Верлибр отказывается и от ритма – и тем выходит за пределы стиха. Опирается ли он на какие-нибудь средства художественной выразительности? Конечно. Метафора и т.п. есть. Но ведь метафора и т.п. есть и в прозе.
Верлибр – уже не стихи и еще не проза. Может, он выполняет некую кризисную роль?
Если кирпичиками традиционной прозы являются смысловые единицы предложения, абзаца, периода, то молекулами потока сознания – видимо, верлиброиды, либры, то есть элементарные единицы ощущения. Похоже, что верлибр – молекула потока сознания, а поток сознания – один большой верлибр.
Известно, что писать плохие стихи легче, чем плохую прозу.
Меня всегда удивляло: почему, если рифма надоела и кажется бесперспективной, почему в таком случае не пишут белыми стихами? У меня рождается догадка, что белый, то есть строго ритмический стих требует работы мысли, иначе несостоятельность пишущего высвечивается очень быстро. Традиционная поэзия трудна, требует усилия.

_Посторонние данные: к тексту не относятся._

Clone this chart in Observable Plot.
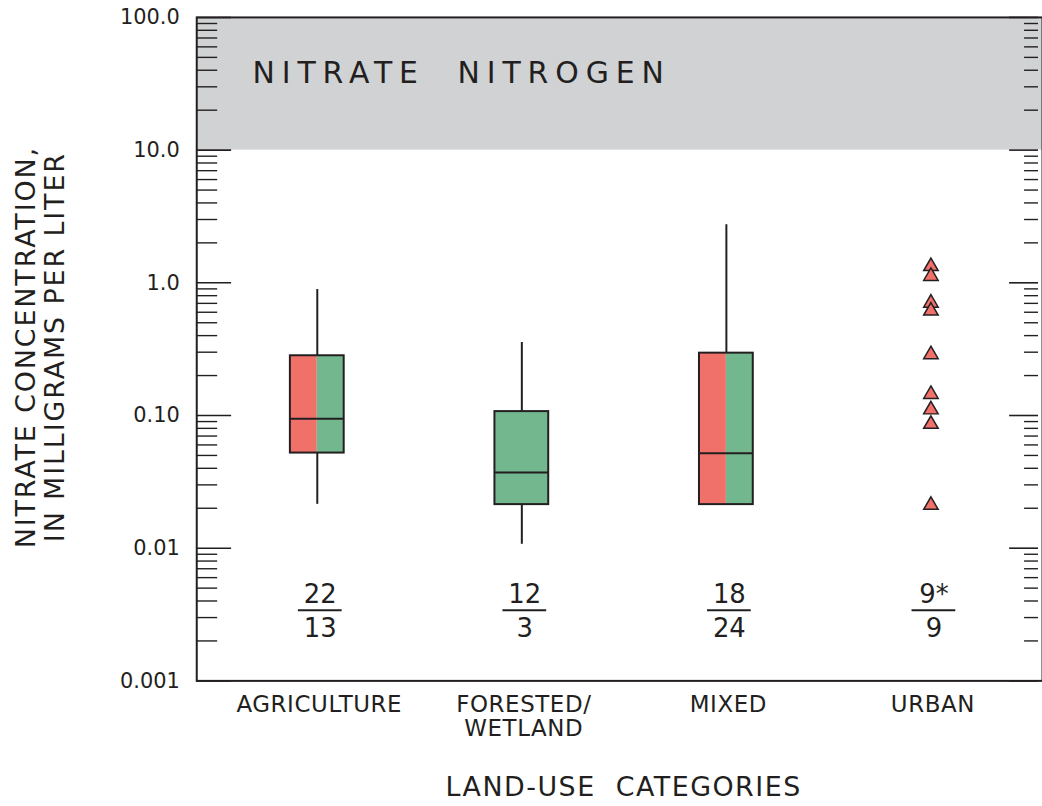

Верлибр легок. Верней, плохой верлибр легче плохого стиха любой другой формы. Он легче, потому что в нем меньше формы. Стремление к форме создало цивилизацию, точней культуру. В верлибре, как и во многих других новациях ХХ века, мы видим обратный вектор – к развоплощению. Человечество данным жестом как бы объявляет о своем банкротстве: больше не можем. Усилия тщетны. Будем свободны от всех и всяческих усилий.
Поэзия трудна, проза трудна. Верлибр, молекула «потоксознания», – легок. Не желая работать над собой, мы отказываемся от долговечных форм. Но долговечность форм – это долговечность человека, цивилизации, истории, культуры и так далее. Из долговечности же складывается доступная нам пока вечность, то есть теоретическое бессмертие. Культура есть теория бессмертия. Современности, отказывающейся от теоретического бессмертия, кажется, что, распадаясь до атомарного хаоса природы и сливаясь с ним, она обретает подлинное – природное – бессмертие. Но «бессмертие природы» – выражение, которое становится бессмысленным, как только речь заходит о человеке. Желая жить-мельтешить «здесь-и-сейчас», современность обманывает сама себя. Человечество пасует перед «незыблемыми» законами природы.
Верлибр Вячеслава Тюрина «Ну какой из меня художник?» – свидетельство того, что, когда стихи хороши, тогда не имеет значения, верлибр это или нет. Об этом просто не помнишь. Как не имеет это значения везде и всегда у Яна Сатуновского, зрительно отказавшегося от «кирпичей» регулярного стиха, но в силу естественной живости и талантливости своей поэтической речи не ставшего адептом верлибра.
Так почему же я «не признаю верлибра»? Еще, наверное, и потому, что он сейчас везде.